Feed them to to chickens, how many birds do you have? 500 lbs is a lot of feed.

Build a still and make alcohol to run in gas engines around the farm. Don't even think about selling though, or the BATF will be at your door.

Last year during the drought I had deer coming into my garden, dug up and ate my spuds. Dump the at the far end of a field near a stand of treees for the deer, opossum and skunks to eat, black bear will eat them too.

Find some one with hogs, they love them.

Have you tried using potatoes in bread and donuts, the yeast will fed on the potato starch, generally taste great.

Good Luck,

-- Rich (pntbeldyk@wirefire.com), April 18, 2000.

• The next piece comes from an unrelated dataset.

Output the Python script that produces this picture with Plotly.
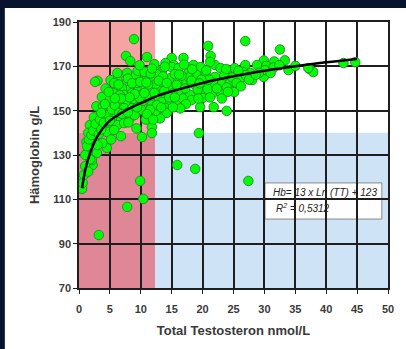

Have you tried cooking them before you feed them to the sheep? That might make a difference. But don't try to feed a lot at once, or they'll get sick, just like they would on an overdose of any new food. My friend in Alaska who has a lot of dogs cooks dogfood in half of a fifty-gallon drum over an open fire -- you could do that if you didn't want to cook them in the house. Also, it might be a good idea to cut out the sprouts first. Potatoes are in the nightshade family, and the green parts aren't healthy to eat -- also don't taste good.

-- Kathleen Sanderson (stonycft@worldpath.net), April 18, 2000.

How about planting them, for this year's crop?